_Information given_:
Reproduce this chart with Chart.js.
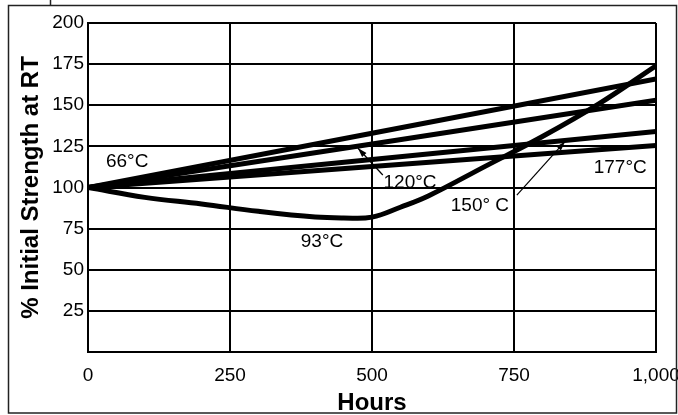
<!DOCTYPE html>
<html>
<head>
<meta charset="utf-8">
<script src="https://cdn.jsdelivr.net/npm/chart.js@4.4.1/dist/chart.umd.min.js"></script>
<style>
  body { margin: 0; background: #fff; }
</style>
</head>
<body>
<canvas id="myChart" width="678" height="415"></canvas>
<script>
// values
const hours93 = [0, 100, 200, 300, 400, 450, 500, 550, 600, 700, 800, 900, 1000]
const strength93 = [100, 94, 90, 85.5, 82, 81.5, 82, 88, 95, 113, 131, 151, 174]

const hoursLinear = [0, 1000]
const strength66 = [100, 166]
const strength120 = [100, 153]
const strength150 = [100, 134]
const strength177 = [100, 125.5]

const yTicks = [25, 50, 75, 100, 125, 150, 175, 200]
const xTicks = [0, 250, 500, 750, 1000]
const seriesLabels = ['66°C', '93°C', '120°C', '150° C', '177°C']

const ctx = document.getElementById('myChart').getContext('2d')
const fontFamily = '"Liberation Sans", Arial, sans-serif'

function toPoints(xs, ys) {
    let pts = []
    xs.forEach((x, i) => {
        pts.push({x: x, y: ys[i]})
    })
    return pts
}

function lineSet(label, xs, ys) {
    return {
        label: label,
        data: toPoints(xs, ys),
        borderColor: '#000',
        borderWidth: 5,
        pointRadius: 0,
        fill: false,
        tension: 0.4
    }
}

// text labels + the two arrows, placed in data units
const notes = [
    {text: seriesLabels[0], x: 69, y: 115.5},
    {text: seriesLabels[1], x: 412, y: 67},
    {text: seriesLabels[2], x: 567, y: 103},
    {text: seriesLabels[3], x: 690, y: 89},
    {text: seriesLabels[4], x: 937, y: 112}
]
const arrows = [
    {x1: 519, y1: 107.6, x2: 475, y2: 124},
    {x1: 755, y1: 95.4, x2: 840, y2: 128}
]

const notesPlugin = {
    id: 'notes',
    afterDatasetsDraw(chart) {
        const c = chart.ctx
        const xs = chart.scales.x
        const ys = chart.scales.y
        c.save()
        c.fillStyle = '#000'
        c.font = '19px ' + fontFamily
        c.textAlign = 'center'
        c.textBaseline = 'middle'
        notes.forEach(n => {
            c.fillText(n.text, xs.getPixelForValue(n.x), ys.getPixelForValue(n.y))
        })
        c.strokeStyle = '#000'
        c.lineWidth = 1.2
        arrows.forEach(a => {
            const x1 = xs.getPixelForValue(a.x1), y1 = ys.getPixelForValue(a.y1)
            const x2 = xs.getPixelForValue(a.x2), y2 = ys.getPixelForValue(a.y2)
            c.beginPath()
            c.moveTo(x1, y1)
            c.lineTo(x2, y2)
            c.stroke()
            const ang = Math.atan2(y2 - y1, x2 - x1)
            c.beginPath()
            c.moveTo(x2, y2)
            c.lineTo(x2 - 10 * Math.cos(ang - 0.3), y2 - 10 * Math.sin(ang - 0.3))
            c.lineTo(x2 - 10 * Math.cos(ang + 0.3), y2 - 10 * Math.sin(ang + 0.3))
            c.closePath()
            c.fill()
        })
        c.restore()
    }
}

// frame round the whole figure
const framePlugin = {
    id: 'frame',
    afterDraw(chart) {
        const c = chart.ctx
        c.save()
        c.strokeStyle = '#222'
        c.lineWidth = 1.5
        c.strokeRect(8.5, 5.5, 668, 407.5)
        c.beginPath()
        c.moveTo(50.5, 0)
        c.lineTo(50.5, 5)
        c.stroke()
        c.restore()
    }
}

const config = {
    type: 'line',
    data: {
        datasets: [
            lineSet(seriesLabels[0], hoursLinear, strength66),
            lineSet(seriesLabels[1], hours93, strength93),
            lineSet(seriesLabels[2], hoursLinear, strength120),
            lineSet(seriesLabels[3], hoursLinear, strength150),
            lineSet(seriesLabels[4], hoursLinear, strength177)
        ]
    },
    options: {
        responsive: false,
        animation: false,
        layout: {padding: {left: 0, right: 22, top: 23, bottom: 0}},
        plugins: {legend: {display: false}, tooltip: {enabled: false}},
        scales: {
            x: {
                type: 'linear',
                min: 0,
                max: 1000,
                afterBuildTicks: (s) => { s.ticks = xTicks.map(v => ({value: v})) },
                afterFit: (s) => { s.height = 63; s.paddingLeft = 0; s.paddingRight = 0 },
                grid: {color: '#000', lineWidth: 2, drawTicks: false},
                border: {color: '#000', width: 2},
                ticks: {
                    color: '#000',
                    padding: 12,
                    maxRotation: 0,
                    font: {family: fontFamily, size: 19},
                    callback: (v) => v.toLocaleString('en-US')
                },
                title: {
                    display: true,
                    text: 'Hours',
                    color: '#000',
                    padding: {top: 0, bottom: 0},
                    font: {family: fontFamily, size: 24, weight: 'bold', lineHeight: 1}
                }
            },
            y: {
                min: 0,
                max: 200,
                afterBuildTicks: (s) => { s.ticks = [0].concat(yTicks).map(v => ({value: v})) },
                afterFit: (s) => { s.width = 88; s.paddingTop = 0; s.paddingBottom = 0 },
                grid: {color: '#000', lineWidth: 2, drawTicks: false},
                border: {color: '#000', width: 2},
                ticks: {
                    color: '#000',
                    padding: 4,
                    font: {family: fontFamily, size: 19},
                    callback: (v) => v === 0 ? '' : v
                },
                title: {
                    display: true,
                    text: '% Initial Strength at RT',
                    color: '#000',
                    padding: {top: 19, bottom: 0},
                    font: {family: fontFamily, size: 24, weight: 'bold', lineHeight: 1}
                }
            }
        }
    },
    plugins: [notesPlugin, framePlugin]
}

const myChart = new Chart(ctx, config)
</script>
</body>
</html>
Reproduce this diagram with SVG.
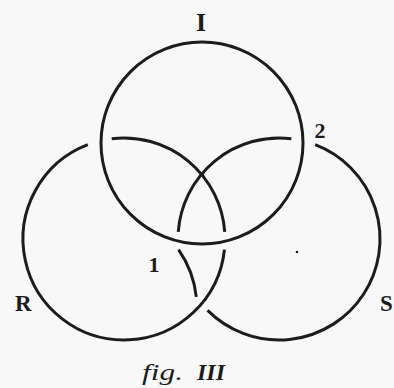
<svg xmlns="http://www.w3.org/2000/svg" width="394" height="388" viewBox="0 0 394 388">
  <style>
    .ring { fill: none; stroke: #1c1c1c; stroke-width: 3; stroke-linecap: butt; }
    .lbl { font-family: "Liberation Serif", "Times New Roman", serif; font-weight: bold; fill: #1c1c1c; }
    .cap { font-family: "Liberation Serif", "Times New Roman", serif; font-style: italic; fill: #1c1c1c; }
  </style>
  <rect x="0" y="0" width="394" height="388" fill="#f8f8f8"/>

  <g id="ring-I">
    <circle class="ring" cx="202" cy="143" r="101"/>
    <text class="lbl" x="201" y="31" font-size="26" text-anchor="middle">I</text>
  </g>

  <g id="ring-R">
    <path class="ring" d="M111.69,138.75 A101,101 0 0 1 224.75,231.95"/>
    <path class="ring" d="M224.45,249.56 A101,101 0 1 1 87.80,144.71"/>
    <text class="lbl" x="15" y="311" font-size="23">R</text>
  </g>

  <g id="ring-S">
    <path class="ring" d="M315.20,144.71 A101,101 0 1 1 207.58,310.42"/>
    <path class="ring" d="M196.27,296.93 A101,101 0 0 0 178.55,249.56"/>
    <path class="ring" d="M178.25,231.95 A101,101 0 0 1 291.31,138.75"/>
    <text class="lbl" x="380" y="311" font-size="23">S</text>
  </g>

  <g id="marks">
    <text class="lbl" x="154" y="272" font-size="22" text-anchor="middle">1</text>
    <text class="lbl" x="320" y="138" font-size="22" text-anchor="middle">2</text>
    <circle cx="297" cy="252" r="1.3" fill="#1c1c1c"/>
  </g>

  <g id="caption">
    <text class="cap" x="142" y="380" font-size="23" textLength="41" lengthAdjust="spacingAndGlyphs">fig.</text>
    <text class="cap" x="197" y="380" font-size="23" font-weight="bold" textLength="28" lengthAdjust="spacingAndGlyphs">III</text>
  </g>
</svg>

_Task description_:
Look through the data above. Copy every line with the string "this" in it.

_Output_:
Reproduce this chart with Chart.js.
Reproduce this diagram with SVG.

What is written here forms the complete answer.